First, we need a bit of motivation:

Proposition 2 If ${\Phi \subset E}$ is the set of roots of a semisimple Lie algebra ${\mathfrak{g}}$ with a fixed Cartan subalgebra ${\mathfrak{h}}$ and ${E}$ is defined as above, then ${\Phi}$ is a root system.

It is clear from the definition that ${\Phi}$ spans ${E}$; finiteness follows because ${\mathfrak{g}}$ is finite-dimensional. We proved 3 and 1 yesterday and actually computed ${2\frac{ (\alpha, \beta)}{(\alpha, \alpha)} }$ in terms of maximal strings. The one to check is 2: if ${\alpha, \beta \in \Phi}$, we must prove ${s_{\alpha}(\beta) \in \Phi}$.

To see this, consider the maximal string of roots ${\beta + p\alpha, \dots, \beta+q\alpha}$ as in yesterday; then ${q+p = - 2\frac{ (\alpha, \beta)}{(\alpha, \alpha)}}$. Here ${\beta}$ is ${q}$ units down from ${\beta+q\alpha}$; by this logic, ${\beta + (p+q)\alpha}$ which is ${q}$ units up from the bottom should belong to ${\Phi}$. Now ${s_{\alpha}(\beta) = \beta + (q+p) \alpha}$ though, so this proves the proposition.

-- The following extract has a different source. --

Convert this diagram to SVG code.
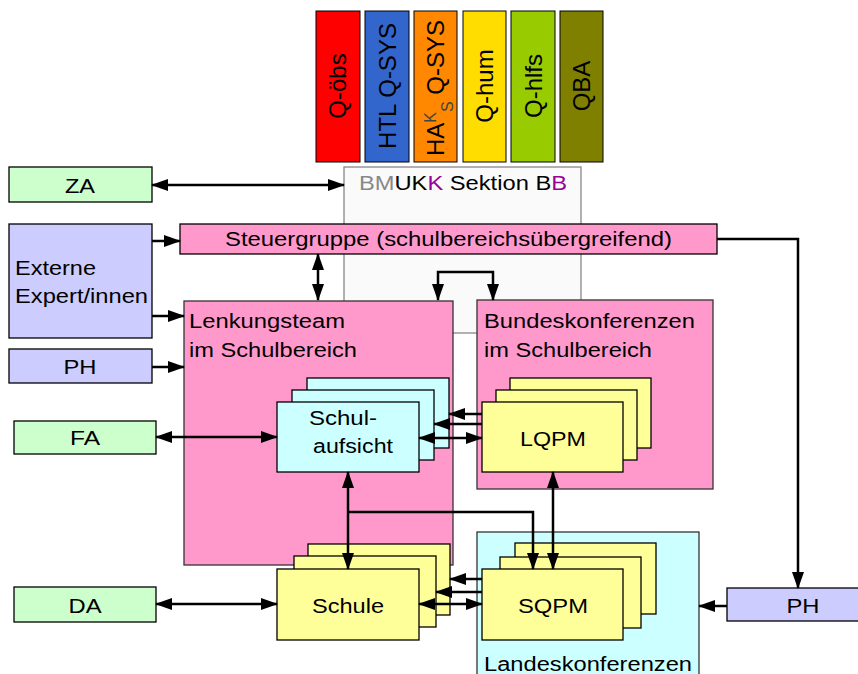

I’ve been slightly disingenuous here. The choice of a root system seems to depend very heavily on the choice of the Cartan subalgebra, which is not unique. However, it is a theorem (which I may or may not give a proof of soon) that Cartan subalgebras are unique up to conjugation.

Anway, it turns out that you can recover a Lie algebra from a root system, so the classification of simple Lie algebras becomes reduced to the classification of simple root systems, which was successfully done—there are four “classical” infinite families and five exceptional cases.